* [Directions for this task]:
Pick out each line below containing "with".

* [Data section]:
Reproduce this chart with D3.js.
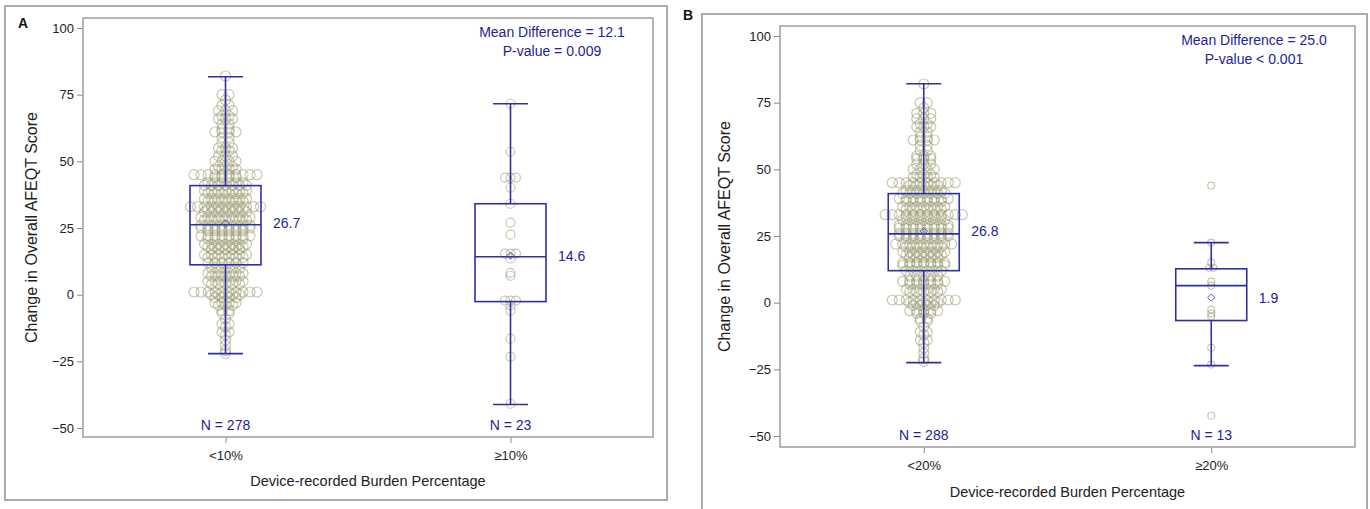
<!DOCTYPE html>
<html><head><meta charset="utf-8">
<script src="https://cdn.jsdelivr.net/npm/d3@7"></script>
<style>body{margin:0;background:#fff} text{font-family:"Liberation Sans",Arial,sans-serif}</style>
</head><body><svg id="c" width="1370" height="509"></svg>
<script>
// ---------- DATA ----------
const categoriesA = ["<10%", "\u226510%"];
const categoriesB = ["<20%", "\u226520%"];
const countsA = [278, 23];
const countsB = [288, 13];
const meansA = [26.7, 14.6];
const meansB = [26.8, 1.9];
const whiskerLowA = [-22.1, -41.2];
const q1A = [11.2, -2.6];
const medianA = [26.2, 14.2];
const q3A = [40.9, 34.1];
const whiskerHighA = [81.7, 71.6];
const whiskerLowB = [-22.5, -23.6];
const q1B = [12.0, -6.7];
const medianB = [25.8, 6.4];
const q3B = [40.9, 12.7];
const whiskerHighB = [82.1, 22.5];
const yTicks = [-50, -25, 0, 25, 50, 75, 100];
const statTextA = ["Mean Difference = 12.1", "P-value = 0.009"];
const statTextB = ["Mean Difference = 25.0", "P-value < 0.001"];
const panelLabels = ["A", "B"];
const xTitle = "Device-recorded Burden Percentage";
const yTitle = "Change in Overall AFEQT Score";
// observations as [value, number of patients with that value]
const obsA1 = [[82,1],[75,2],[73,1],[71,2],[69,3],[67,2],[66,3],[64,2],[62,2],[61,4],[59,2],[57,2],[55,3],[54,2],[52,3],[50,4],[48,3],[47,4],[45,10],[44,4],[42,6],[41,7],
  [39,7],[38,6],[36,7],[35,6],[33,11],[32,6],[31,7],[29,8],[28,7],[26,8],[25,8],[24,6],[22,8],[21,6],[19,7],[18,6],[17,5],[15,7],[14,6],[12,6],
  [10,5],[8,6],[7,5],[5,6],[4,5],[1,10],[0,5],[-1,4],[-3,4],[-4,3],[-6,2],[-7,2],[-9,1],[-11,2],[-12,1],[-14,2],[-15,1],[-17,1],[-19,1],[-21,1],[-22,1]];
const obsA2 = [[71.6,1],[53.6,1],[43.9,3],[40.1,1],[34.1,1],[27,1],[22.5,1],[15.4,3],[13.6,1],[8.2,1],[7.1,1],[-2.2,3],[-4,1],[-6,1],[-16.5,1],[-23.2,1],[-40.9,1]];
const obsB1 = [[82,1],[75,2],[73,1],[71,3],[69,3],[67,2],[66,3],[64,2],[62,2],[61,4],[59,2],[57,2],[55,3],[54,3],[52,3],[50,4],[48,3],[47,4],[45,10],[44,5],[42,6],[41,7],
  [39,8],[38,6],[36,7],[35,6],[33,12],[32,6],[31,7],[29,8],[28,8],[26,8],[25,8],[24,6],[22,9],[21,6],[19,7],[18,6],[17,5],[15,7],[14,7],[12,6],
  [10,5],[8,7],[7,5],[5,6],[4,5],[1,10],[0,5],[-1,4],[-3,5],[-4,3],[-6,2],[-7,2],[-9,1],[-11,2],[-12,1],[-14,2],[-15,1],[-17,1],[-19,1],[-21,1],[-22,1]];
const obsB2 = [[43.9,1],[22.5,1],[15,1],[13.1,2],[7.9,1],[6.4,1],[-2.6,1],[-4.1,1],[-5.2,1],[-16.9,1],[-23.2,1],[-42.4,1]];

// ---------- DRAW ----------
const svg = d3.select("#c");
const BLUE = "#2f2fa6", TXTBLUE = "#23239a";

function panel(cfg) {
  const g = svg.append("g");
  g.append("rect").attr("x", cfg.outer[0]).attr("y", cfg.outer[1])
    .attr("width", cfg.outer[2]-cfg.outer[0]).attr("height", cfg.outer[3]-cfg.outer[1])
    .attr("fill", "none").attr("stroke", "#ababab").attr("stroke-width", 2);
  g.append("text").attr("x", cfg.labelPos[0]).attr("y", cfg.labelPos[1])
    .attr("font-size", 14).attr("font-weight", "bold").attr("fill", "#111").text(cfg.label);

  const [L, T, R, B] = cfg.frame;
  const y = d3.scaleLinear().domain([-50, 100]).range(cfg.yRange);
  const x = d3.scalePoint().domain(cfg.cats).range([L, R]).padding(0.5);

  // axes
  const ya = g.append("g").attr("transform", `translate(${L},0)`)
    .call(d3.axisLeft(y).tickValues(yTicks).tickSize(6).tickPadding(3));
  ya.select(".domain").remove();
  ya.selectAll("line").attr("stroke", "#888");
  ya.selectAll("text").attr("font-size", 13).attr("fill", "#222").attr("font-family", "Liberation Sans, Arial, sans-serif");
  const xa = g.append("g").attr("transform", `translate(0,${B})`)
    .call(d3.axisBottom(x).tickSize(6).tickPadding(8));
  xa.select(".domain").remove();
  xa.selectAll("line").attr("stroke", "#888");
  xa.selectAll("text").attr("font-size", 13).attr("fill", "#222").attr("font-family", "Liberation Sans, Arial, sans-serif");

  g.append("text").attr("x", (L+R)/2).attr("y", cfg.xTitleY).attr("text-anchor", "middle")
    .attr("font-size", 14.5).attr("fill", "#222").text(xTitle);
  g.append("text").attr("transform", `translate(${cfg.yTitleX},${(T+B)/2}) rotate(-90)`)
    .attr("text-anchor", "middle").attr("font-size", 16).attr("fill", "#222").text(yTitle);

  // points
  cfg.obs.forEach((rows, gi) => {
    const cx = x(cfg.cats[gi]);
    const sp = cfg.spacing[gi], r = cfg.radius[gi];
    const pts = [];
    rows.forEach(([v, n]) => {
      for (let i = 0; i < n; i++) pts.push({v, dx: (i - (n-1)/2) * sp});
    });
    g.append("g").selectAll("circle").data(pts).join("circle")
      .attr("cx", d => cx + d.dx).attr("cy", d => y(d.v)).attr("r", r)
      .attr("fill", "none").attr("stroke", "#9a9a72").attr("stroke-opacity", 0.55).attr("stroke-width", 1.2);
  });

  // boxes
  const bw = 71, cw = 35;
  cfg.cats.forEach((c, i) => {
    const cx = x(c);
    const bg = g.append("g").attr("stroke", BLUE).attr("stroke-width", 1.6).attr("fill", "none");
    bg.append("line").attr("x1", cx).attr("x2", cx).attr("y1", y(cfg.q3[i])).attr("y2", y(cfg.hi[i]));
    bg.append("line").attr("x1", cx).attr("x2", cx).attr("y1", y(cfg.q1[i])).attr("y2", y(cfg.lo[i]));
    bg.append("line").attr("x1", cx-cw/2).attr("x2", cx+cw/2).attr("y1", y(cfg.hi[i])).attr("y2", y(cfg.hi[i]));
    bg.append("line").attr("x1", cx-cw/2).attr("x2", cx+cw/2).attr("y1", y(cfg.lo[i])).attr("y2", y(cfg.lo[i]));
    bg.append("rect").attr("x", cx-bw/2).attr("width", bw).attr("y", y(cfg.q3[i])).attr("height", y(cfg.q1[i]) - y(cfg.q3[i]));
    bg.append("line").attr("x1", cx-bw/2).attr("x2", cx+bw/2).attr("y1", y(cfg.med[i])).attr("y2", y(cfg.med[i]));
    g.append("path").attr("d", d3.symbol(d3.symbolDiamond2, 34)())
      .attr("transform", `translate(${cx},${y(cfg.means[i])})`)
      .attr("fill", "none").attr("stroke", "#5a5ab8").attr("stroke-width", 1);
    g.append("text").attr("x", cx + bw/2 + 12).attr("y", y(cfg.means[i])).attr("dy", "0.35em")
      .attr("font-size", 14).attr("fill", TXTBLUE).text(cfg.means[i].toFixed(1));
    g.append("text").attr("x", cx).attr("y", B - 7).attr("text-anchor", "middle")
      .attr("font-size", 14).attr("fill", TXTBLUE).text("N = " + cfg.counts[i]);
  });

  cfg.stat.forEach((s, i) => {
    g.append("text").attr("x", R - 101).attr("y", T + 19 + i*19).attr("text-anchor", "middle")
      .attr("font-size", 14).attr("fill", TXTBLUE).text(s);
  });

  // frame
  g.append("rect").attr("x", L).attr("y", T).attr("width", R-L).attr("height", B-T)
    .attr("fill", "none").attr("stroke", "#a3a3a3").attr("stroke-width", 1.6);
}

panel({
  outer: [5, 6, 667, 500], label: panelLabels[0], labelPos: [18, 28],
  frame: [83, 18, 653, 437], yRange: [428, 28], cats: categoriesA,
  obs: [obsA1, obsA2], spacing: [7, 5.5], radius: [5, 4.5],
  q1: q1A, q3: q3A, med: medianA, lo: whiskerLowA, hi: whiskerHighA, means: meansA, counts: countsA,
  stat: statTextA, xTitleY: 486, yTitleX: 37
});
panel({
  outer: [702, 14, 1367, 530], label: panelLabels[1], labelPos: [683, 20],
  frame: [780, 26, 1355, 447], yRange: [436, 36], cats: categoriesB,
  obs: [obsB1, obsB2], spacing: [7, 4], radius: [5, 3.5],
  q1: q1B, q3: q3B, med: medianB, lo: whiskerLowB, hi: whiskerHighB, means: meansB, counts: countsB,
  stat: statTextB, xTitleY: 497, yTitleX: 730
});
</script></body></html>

* [Response to this task]:
Reproduce this chart with D3.js.
// observations as [value, number of patients with that value]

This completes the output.